[comp.sys.m68k] 68030 MMU overhead query

levy@nsc.nsc.com (Jonathan Levy) (01/14/89)

I am cross posting this from the 68k group to the 32k group for
interest.

In article <216@unet.UUCP> jimmc@unet.PacBell.COM (Jim McCrae) writes:
>
>	Also, has anyone noticed that the instruction cache on the
>	68030 can actually slow down execution speed? We saw this
>	during evaluation and as yet have no explanation.

Yes, this can happen. Small caches, with low hit ratios can increase
the bus load due to line fills in burst mode. The situation becomes
worse if wait states are evident.
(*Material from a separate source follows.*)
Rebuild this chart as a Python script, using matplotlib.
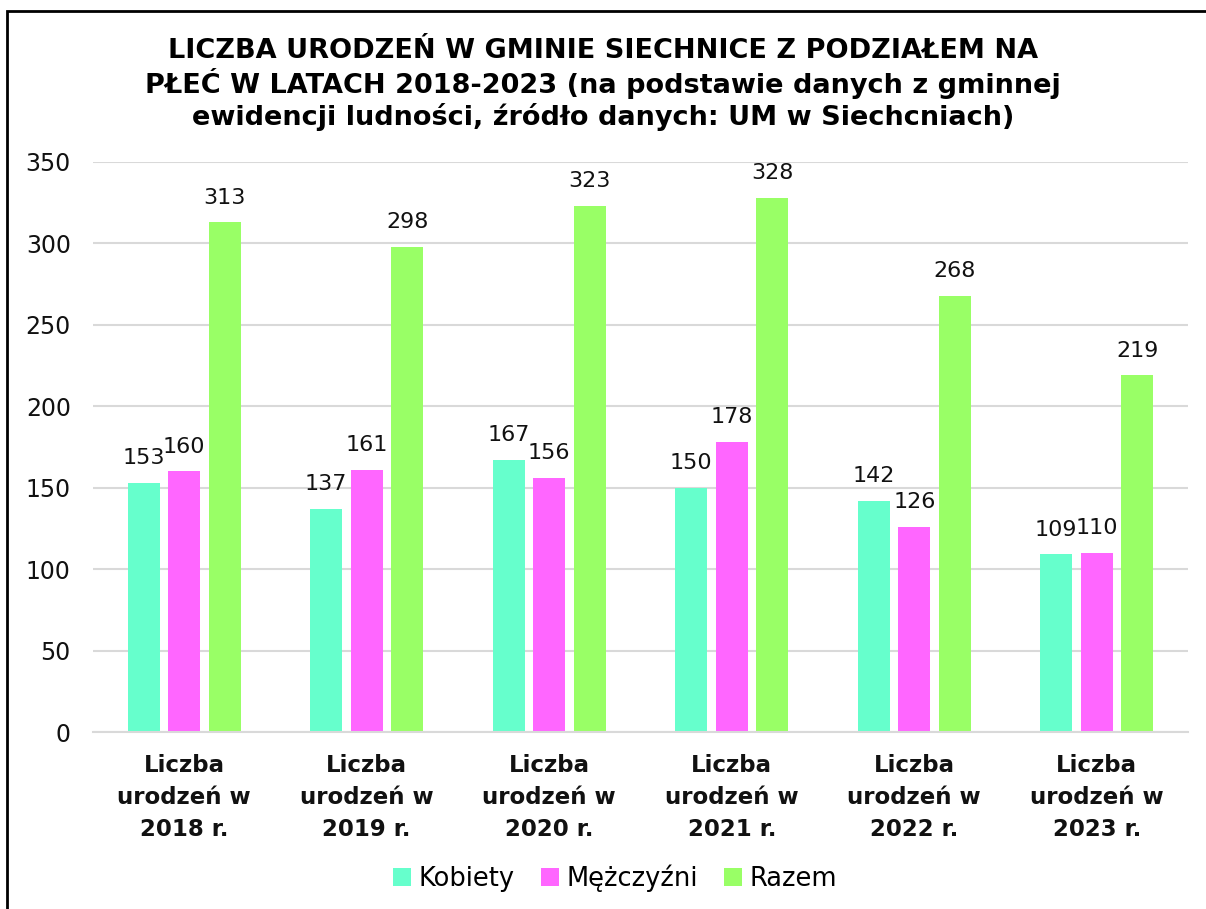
import numpy as np
import matplotlib.pyplot as plt
from matplotlib.patches import Rectangle

plt.rcParams['font.family'] = ['DejaVu Sans']

kategorie = ['Liczba\nurodzeń w\n2018 r.', 'Liczba\nurodzeń w\n2019 r.', 'Liczba\nurodzeń w\n2020 r.',
             'Liczba\nurodzeń w\n2021 r.', 'Liczba\nurodzeń w\n2022 r.', 'Liczba\nurodzeń w\n2023 r.']
kobiety = [153, 137, 167, 150, 142, 109]
mezczyzni = [160, 161, 156, 178, 126, 110]
razem = [313, 298, 323, 328, 268, 219]
serie = ['Kobiety', 'Mężczyźni', 'Razem']
kolory = ['#66FFCC', '#FF66FF', '#99FF66']

fig = plt.figure(figsize=(12.06, 9.09), dpi=100)
ax = fig.add_axes([93/1206, 1-732/909, (1188-93)/1206, (732-162)/909])

x = np.arange(len(kategorie))
w = 0.176
step = 0.222
for i, (vals, lab, c) in enumerate(zip([kobiety, mezczyzni, razem], serie, kolory)):
    bars = ax.bar(x + (i-1)*step, vals, w, color=c, label=lab, zorder=2)
    for b, v in zip(bars, vals):
        ax.text(b.get_x() + b.get_width()/2, v + 9, str(v), ha='center', va='bottom',
                fontsize=16, color='#111111')

ax.set_ylim(0, 350)
ax.set_xlim(-0.5, 5.5)
ax.set_yticks(np.arange(0, 351, 50))
ax.yaxis.grid(True, color='#d9d9d9', linewidth=1.5, zorder=0)
ax.set_axisbelow(True)
for s in ['top', 'right', 'left']:
    ax.spines[s].set_visible(False)
ax.spines['bottom'].set_color('#d9d9d9')
ax.spines['bottom'].set_linewidth(1.5)
ax.tick_params(axis='both', length=0, labelsize=17, colors='#111111')
ax.tick_params(axis='y', pad=16)
ax.tick_params(axis='x', pad=16)
ax.set_xticks(x)
ax.set_xticklabels(kategorie, fontweight='bold', fontsize=16.5, linespacing=1.5)

fig.text(0.5, 1-38/909, 'LICZBA URODZEŃ W GMINIE SIECHNICE Z PODZIAŁEM NA\n'
         'PŁEĆ W LATACH 2018-2023 (na podstawie danych z gminnej\n'
         'ewidencji ludności, źródło danych: UM w Siechcniach)',
         ha='center', va='top', fontsize=19.5, fontweight='bold', linespacing=1.17)

fig.legend(loc='center', bbox_to_anchor=(615/1206, 1-878/909), ncol=3, frameon=False,
           fontsize=18.5, handlelength=0.7, handleheight=0.7, handletextpad=0.3, columnspacing=1.0)

fig.patches.append(Rectangle((7/1206, -0.1), 1.2, 1-11/909+0.1, transform=fig.transFigure,
                             fill=False, edgecolor='black', linewidth=2))

fig.savefig('out.png', dpi=100)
The increased bus load then
can interfere with other bus activity that the processor needs
to perform ( such as operand reads or writes).
You may try to disable burst mode and verify this.
(The above information is theoretical, and is based on analysis
that we had done when selecting cache size for the NS32532. The
Instruction cache was selected to be 512 bytes, as smaller
caches had this danger of actually degrading performance)

Jonathan

schene@prisma (01/16/89)

/* Written  3:59 pm  Jan 12, 1989 by jimmc@unet in comp.sys.m68k */
/* ---------- "68030 MMU overhead query" ---------- */

>	Does anyone out there have experience with the MMU who could
>	pass on some information on the cost in cycles for an ATC
>	miss? Is the overhead measureable or is it hidden in with 
>	the prefetch cycles? I'm hoping it's not a factor.

At a previous employer, I was in charge of porting the OS (a UNIX derivative)
to the '030.  I don't remember any surprises in the table walk cycles.
Just how many cycles are used in table walking depends on the layout of
your page tables, but we didn't notice any references that weren't
expected.  Keep in mind that all page table references by the MMU are
done with read-modify-write cycles, so you won't get any cache hits and
hence no prefetch.  It is definitely measurable and easy to calculate.
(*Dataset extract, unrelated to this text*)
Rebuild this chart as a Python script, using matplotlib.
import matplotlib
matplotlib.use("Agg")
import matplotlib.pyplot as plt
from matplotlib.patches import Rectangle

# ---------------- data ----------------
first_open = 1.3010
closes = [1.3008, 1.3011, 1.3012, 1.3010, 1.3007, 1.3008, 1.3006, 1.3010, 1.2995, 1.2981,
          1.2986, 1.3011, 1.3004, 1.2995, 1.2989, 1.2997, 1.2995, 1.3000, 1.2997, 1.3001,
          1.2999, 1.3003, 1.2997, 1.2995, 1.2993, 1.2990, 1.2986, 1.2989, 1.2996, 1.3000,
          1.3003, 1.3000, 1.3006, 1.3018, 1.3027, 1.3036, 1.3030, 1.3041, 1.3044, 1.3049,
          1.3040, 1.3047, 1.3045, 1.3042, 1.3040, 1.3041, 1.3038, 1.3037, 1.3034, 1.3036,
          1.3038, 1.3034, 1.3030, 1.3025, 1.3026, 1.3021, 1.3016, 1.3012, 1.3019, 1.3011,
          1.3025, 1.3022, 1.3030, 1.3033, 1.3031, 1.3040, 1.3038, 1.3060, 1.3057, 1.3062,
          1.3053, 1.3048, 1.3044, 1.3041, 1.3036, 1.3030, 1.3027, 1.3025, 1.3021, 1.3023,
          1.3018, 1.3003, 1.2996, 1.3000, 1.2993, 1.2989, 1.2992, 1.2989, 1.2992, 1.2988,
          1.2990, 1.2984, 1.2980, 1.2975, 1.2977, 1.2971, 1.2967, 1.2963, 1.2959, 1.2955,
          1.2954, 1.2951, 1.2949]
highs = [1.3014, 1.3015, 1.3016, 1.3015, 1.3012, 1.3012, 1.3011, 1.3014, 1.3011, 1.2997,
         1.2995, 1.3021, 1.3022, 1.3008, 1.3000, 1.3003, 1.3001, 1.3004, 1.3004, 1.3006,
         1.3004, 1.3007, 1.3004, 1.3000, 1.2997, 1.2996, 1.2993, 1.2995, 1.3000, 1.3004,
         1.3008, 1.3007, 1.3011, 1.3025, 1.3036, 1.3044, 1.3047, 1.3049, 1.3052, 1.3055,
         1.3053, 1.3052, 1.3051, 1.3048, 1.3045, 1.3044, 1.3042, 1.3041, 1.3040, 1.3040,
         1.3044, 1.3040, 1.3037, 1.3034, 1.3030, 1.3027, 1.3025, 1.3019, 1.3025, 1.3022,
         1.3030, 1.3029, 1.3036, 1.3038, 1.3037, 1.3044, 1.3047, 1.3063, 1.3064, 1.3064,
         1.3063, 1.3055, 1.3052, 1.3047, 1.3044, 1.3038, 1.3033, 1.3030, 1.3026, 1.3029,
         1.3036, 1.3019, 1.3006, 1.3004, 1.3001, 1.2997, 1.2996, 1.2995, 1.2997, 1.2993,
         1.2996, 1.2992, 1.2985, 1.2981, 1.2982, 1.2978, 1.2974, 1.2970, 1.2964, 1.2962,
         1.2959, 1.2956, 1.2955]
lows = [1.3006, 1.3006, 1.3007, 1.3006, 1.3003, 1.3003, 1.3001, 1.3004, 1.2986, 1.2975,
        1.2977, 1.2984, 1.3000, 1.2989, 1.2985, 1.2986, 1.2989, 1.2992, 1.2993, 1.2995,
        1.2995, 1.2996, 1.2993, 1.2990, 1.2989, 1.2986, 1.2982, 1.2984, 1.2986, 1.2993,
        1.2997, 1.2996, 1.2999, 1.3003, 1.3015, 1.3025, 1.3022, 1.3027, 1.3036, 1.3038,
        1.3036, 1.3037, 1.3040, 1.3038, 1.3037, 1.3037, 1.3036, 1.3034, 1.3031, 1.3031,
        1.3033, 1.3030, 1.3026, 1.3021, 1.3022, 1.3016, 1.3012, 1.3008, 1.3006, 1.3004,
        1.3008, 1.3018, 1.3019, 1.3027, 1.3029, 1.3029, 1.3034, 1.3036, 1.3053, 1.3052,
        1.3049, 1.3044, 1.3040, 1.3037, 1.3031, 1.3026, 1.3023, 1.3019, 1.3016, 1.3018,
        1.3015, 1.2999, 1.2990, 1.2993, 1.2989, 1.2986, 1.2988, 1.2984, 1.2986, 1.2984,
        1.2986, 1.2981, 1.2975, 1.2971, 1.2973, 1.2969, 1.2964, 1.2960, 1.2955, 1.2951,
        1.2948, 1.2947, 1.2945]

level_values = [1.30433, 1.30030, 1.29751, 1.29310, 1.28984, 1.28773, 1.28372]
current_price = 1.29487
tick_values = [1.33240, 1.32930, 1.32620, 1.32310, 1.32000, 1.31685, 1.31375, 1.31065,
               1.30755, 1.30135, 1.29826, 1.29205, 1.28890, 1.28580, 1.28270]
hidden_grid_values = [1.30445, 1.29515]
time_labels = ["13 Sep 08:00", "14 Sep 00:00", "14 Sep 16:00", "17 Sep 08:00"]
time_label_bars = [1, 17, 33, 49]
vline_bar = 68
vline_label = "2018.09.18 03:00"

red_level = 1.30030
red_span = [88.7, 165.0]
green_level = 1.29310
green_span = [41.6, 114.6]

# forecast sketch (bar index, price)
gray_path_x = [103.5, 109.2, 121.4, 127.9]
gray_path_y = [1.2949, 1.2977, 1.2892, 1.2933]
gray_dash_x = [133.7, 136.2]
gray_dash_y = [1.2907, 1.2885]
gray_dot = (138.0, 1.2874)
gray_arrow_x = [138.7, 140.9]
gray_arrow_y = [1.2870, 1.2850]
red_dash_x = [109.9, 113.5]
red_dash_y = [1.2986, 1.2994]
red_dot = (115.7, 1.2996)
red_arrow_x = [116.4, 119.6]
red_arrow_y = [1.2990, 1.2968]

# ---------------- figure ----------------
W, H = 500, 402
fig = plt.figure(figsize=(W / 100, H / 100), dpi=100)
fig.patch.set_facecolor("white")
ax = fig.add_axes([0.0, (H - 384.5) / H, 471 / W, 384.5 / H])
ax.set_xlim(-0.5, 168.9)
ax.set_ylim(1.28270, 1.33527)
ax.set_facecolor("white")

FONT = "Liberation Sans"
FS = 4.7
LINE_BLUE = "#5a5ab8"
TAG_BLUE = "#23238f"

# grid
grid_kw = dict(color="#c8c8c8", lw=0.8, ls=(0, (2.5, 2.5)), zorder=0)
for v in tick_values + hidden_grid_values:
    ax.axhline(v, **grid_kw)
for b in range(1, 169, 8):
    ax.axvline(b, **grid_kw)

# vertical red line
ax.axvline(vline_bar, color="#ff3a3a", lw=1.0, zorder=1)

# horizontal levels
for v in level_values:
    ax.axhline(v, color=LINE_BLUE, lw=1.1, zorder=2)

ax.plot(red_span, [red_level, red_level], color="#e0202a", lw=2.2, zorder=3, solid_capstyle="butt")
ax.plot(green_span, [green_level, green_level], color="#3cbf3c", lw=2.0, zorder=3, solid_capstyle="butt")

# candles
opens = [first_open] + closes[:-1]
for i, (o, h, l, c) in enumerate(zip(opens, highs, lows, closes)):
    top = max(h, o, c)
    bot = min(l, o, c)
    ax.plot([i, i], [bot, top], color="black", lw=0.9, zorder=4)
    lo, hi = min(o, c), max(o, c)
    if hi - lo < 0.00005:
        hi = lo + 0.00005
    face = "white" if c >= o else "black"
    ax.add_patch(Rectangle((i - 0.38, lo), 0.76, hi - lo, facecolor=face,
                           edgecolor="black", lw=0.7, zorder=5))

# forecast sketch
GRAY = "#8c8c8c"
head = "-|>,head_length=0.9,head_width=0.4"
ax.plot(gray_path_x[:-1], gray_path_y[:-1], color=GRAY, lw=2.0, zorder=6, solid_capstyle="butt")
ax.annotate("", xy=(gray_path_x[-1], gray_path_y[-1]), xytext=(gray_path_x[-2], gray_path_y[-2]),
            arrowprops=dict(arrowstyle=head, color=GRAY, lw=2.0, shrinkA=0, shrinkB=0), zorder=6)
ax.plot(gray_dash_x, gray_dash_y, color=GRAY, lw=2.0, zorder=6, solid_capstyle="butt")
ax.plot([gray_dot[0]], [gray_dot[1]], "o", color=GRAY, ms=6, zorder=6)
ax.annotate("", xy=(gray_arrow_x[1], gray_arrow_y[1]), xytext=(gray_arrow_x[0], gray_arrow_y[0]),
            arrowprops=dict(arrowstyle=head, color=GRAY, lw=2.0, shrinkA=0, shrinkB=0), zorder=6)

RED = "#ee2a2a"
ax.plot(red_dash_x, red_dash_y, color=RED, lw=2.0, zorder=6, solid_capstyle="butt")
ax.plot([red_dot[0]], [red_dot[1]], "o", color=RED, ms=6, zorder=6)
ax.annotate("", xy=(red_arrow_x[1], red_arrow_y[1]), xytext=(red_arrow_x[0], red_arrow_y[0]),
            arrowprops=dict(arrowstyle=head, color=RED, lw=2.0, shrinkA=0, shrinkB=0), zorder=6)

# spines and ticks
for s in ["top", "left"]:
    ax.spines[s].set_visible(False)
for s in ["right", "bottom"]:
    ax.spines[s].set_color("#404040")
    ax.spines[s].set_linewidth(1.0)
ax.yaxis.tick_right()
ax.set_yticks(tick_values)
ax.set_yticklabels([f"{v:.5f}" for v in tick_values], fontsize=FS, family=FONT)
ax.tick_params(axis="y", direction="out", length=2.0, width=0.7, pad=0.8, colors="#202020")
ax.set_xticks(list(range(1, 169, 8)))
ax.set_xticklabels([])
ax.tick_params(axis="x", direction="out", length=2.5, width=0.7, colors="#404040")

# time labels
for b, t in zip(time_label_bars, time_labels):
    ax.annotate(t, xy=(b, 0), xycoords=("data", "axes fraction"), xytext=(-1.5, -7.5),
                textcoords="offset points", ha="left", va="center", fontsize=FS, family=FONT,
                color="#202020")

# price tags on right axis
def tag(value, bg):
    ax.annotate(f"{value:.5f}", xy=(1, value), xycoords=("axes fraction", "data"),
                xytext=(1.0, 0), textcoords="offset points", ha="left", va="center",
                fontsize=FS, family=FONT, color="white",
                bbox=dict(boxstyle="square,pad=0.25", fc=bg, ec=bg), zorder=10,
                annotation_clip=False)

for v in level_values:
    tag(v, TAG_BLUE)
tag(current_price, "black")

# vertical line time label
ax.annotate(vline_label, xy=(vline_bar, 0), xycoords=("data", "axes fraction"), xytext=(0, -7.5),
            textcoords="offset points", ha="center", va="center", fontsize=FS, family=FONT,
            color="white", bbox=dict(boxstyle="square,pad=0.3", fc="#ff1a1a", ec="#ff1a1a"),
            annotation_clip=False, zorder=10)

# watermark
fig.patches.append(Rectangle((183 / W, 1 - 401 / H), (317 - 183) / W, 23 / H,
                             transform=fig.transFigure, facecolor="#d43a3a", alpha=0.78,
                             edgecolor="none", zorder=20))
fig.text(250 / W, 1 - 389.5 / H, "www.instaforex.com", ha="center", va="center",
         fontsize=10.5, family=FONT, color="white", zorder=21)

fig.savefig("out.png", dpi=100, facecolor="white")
>	Also, has anyone noticed that the instruction cache on the
>	68030 can actually slow down execution speed? We saw this
>	during evaluation and as yet have no explanation.
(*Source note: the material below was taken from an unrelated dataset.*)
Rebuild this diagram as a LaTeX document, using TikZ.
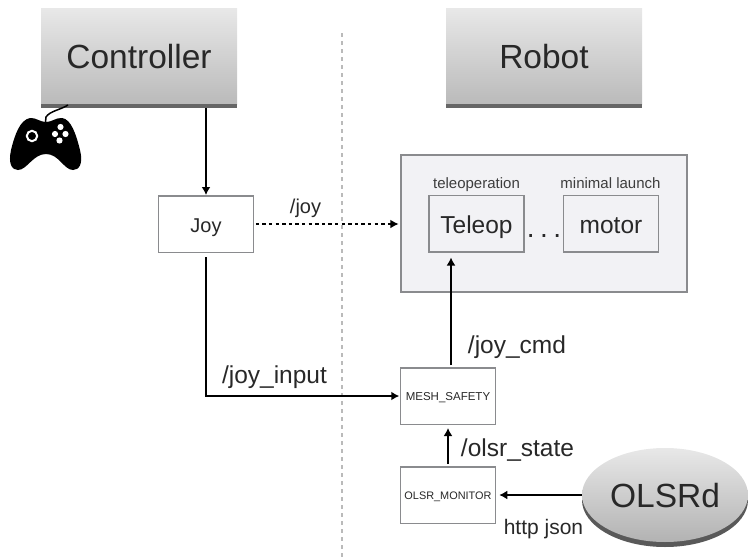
\documentclass[tikz,border=0pt]{standalone}
\usepackage{fontspec}
\setmainfont{Liberation Sans}
\usetikzlibrary{arrows.meta,shapes.geometric}
\definecolor{boxline}{HTML}{8A8B8E}
\definecolor{panel}{HTML}{F2F2F5}
\definecolor{txt}{HTML}{282828}
\newcommand{\dropped}[2]{\raisebox{-#1}[0pt][0pt]{#2}}
\tikzset{
  x=1pt,y=-1pt,
  flow/.style={line width=1.7pt,-{Latex[length=8pt,width=9pt]}},
  flowdash/.style={line width=1.7pt,dash pattern=on 3.4pt off 3.2pt,-{Latex[length=8.5pt,width=9pt]}},
  plainbox/.style={draw=boxline,line width=1.5pt,fill=white,inner sep=0pt,text=txt,minimum width=95pt,minimum height=56.5pt},
  innerbox/.style={draw=boxline,line width=1.5pt,fill=panel,inner sep=0pt,text=txt,minimum width=95pt,minimum height=56.5pt,font=\fontsize{24.5}{28}\selectfont},
  header/.style={inner sep=0pt,minimum width=196pt,minimum height=96pt,top color=black!9,bottom color=black!27,text=txt,font=\fontsize{33.5}{36}\selectfont},
  headerbar/.style={inner sep=0pt,minimum width=196pt,minimum height=3.7pt,fill=black!60},
  lab/.style={text=txt,inner sep=0pt,anchor=base,font=\fontsize{24.5}{28}\selectfont},
  small/.style={text=txt!90,inner sep=0pt,anchor=base,font=\fontsize{15}{18}\selectfont}
}
\begin{document}
\begin{tikzpicture}
\useasboundingbox (0,0) rectangle (748,560);
\draw[black!27,line width=2pt,dash pattern=on 4.2pt off 3.8pt] (342,33) -- (342,560);
% headers
\node[header] (ctrl) at (139,56) {\dropped{12.5pt}{Controller}};
\node[headerbar] (ctrlbar) at (139,105.8) {};
\node[header] (robot) at (544,56) {\dropped{12.5pt}{Robot}};
\node[headerbar] (robotbar) at (544,105.8) {};
% gamepad
\draw[line width=1.5pt,black] (68,105) .. controls (60,110) and (50,111) .. (46,117) -- (45.5,122);
\fill[black]
  (30,118) .. controls (36,117.5) and (40,122) .. (46,122)
  .. controls (52,122) and (56,117.5) .. (62,118)
  .. controls (71,119) and (76,134) .. (80,150)
  .. controls (83.5,164) and (79,170) .. (73,170)
  .. controls (64,170) and (59,154) .. (46,154)
  .. controls (33,154) and (27,170) .. (18,170)
  .. controls (12,170) and (8,164) .. (11,150)
  .. controls (15,134) and (20,120) .. (30,118) -- cycle;
\draw[white,line width=2pt] (32,136) circle (5.2pt);
\foreach \p in {(60.5,127),(55,134),(65.5,134),(59.5,140.5)} \fill[white] \p circle (3.1pt);
% panel
\node[draw=boxline,line width=1.5pt,fill=panel,minimum width=286pt,minimum height=137pt,inner sep=0pt] (panelbox) at (544,223.5) {};
\node[innerbox] (teleop) at (476.5,223.5) {\dropped{9.5pt}{Teleop}};
\node[innerbox] (motor) at (611,223.5) {\dropped{9.5pt}{motor}};
\node[small] (tlab) at (476.5,188) {teleoperation};
\node[small] (mlab) at (610.5,188) {minimal launch};
\node[text=txt,inner sep=0pt,anchor=base,font=\fontsize{28}{28}\selectfont] (dots) at (544,237) {.\hspace{5.5pt}.\hspace{5.5pt}.};
% boxes
\node[plainbox,font=\fontsize{20}{24}\selectfont] (joy) at (206,224) {\dropped{8.7pt}{Joy}};
\node[plainbox,font=\fontsize{11.5}{13}\selectfont] (mesh) at (448,396) {\dropped{4pt}{MESH\_SAFETY}};
\node[plainbox,font=\fontsize{10.9}{13}\selectfont] (olsrm) at (448,495) {\dropped{4pt}{OLSR\_MONITOR}};
% olsrd
\node[ellipse,inner sep=0pt,minimum width=166pt,minimum height=94pt,fill=black!65] (olsrshadow) at (665,500) {};
\node[ellipse,inner sep=0pt,minimum width=166pt,minimum height=94pt,top color=black!9,bottom color=black!30,text=txt,font=\fontsize{33.5}{36}\selectfont] (olsrd) at (665,495) {\dropped{12pt}{OLSRd}};
% connectors
\draw[flow] (joy.north |- ctrlbar.south) -- (joy.north);
\draw[flowdash,shorten <=1.5pt,shorten >=1.5pt] (joy.east) -- (joy.east -| panelbox.west);
\draw[flow,shorten <=2pt,shorten >=5pt] ([xshift=3pt]mesh.north) -- ([xshift=3pt]mesh.north |- teleop.south);
\draw[flow,shorten <=4pt,shorten >=0.5pt] (joy.south) |- (mesh.west);
\draw[flow,shorten <=2pt,shorten >=3pt] (olsrm.north) -- (mesh.south);
\draw[flow,shorten >=3pt] (olsrd.west) -- (olsrm.east);
% labels
\node[lab,font=\fontsize{20}{24}\selectfont] (ljoy) at (305.5,213) {/joy};
\node[lab] (ljin) at (274.5,383) {/joy\_input};
\node[lab] (ljcmd) at (517,353) {/joy\_cmd};
\node[lab] (lost) at (517.5,456) {/olsr\_state};
\node[lab,font=\fontsize{21}{24}\selectfont] (lhttp) at (543.5,534) {http json};
\end{tikzpicture}
\end{document}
Yes, this is a real phenomenon.  It is caused by the fact that the '030
suspends execution until the entire cache line is fetched, rather than
resuming when the first longword arrives (I think the cache line size
on an '030 is 16 bytes).  On a no-wait-state machine, this resulted in
an overall performance degradation of around 5%, as measured by a
variety of benchmarks.  Consequently, that machine now ships with burst
mode disabled.  We also had a one-wait-state machine, which showed a
small performance gain with cache bursting, so it ships with bursts
enabled.  The moral is that it depends on your implementation.